begin Data
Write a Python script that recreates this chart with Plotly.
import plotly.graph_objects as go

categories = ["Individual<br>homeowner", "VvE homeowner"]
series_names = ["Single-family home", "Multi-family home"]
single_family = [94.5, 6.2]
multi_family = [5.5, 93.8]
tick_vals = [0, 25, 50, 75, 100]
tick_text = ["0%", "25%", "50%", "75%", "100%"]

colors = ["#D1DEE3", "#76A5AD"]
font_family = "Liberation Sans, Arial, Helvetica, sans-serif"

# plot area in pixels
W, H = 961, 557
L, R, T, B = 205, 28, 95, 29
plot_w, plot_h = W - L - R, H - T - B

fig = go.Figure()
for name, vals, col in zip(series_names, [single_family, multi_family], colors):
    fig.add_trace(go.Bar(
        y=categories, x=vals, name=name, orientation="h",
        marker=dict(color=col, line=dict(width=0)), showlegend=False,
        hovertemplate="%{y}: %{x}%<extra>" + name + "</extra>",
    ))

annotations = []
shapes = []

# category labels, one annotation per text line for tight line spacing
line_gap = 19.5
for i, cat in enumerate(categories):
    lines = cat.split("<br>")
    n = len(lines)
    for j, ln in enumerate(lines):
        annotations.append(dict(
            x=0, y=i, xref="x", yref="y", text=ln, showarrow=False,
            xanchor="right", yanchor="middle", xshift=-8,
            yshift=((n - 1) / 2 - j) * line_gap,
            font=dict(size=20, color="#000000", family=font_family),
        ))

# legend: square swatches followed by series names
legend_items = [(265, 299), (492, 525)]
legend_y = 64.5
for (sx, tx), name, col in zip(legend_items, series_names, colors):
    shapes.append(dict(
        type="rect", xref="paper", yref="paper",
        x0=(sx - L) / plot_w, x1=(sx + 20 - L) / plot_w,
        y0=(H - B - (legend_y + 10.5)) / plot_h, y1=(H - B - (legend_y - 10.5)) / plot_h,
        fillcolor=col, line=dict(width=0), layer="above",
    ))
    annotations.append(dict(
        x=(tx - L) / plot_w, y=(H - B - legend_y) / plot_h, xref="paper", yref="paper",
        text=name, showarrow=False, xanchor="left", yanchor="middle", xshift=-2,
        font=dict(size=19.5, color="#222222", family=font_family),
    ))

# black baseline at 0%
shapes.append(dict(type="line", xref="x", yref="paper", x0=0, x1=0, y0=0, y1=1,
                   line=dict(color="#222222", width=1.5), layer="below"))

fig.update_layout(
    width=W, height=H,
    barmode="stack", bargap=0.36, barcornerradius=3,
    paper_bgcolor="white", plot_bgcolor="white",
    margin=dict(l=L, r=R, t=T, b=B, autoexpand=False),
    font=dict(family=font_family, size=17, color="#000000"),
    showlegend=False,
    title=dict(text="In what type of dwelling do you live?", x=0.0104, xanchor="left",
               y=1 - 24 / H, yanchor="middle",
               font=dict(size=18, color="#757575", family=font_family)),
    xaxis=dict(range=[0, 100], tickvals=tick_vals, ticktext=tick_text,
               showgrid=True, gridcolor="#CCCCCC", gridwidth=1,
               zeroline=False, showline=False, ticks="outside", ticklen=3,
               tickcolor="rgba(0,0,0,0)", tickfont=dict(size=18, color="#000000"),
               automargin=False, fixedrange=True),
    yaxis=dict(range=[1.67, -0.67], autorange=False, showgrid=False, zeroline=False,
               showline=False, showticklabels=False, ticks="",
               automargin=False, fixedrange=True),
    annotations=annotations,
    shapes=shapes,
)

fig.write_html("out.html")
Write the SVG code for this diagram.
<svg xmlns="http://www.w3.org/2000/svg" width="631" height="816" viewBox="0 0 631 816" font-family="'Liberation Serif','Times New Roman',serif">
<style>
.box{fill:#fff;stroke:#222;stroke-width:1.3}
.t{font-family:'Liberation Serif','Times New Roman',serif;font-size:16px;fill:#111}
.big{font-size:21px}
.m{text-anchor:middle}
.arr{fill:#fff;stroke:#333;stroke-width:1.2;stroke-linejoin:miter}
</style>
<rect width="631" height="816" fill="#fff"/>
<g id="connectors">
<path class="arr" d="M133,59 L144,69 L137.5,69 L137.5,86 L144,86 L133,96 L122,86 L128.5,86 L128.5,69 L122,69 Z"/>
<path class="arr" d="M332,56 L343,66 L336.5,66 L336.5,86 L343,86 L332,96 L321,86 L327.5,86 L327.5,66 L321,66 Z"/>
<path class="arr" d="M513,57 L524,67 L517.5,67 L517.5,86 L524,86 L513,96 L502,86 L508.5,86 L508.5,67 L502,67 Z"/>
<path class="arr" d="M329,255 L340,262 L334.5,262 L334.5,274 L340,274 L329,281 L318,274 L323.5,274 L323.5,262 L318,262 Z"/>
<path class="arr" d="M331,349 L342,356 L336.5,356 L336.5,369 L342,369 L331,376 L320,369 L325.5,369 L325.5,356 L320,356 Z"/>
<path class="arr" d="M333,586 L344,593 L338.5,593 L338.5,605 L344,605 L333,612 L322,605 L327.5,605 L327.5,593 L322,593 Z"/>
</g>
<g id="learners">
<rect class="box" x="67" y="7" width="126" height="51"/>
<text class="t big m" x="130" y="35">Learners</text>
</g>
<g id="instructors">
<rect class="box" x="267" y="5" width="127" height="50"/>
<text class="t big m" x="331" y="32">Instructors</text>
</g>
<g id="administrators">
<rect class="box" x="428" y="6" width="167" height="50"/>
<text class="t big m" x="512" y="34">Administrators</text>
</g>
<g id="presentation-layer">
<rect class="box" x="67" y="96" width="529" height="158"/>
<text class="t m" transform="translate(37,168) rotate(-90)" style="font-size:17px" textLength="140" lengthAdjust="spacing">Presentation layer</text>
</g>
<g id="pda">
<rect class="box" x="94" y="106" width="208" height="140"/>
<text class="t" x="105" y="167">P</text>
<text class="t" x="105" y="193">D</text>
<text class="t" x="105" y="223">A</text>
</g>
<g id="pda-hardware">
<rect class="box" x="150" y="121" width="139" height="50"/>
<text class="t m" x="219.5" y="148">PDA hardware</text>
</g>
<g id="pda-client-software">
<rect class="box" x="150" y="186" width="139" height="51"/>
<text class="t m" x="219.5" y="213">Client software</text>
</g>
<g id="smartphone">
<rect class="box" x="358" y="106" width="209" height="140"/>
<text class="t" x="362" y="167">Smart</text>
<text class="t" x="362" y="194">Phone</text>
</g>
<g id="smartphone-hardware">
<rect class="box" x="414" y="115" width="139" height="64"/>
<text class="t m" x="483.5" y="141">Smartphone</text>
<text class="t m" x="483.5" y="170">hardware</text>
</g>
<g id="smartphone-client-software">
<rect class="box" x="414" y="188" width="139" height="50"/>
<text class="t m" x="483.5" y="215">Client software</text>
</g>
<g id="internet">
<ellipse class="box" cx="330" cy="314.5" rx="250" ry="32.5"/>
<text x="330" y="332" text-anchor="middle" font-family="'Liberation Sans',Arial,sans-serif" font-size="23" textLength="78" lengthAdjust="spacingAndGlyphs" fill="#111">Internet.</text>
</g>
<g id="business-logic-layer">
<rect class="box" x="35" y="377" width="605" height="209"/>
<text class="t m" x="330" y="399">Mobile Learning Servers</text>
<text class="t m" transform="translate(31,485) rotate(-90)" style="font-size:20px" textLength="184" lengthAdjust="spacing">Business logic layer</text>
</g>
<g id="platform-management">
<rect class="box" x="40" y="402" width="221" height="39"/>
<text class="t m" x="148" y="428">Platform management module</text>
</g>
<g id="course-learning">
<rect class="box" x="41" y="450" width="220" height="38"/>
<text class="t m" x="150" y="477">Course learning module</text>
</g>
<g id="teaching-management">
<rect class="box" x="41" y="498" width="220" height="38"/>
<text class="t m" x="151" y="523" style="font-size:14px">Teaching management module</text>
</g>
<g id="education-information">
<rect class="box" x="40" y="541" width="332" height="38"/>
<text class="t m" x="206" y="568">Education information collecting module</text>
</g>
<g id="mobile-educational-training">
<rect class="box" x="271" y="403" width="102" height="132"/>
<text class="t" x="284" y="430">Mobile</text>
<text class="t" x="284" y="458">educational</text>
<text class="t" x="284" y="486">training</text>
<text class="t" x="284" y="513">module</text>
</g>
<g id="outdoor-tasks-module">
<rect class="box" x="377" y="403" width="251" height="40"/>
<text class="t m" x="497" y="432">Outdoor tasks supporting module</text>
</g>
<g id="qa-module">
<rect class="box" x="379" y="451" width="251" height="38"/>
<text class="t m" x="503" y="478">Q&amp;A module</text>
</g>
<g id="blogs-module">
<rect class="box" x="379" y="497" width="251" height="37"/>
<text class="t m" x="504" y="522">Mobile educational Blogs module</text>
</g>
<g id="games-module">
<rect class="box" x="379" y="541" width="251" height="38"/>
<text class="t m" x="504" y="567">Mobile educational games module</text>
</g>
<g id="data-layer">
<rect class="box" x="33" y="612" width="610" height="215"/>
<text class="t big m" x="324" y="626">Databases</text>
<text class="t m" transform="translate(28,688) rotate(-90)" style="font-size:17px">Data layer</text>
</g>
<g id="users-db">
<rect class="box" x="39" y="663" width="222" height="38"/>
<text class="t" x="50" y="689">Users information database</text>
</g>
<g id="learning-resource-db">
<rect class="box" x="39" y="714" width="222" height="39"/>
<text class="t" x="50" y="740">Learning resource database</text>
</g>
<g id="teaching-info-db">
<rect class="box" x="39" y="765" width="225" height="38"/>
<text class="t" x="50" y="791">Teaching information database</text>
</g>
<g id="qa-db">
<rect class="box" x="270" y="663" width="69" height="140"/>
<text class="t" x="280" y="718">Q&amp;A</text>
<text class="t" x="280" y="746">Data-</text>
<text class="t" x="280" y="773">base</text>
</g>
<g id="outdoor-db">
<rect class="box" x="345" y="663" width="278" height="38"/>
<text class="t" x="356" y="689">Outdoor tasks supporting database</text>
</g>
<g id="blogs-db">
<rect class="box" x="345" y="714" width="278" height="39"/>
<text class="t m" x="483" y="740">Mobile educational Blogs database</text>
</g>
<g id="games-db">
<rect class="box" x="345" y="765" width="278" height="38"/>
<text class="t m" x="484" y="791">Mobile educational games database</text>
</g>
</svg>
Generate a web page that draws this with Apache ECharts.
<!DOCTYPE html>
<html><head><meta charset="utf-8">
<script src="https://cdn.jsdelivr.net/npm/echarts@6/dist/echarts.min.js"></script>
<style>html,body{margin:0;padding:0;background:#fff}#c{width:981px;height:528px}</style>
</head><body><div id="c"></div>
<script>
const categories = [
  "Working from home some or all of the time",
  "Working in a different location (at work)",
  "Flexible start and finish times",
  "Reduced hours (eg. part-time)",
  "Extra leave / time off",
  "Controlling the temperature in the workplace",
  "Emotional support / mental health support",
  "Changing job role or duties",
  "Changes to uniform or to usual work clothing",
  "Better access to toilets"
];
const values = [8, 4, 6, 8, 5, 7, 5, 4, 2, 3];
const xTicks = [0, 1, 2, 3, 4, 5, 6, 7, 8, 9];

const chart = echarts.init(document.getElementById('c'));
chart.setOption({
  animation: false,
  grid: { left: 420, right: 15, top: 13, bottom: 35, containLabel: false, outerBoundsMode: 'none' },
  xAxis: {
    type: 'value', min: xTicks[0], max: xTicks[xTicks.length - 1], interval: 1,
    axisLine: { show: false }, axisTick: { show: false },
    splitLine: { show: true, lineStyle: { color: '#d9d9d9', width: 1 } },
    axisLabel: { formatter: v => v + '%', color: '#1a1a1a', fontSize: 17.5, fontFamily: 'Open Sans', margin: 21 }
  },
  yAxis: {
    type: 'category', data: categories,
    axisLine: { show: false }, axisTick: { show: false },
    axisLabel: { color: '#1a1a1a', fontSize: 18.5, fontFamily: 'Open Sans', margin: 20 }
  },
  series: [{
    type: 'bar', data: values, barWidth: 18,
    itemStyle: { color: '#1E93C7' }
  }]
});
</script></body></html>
end Data
- _Directive_: Indicate how many lines of the material include the word "with"; the number alone is required.

- _Completed exercise_: 2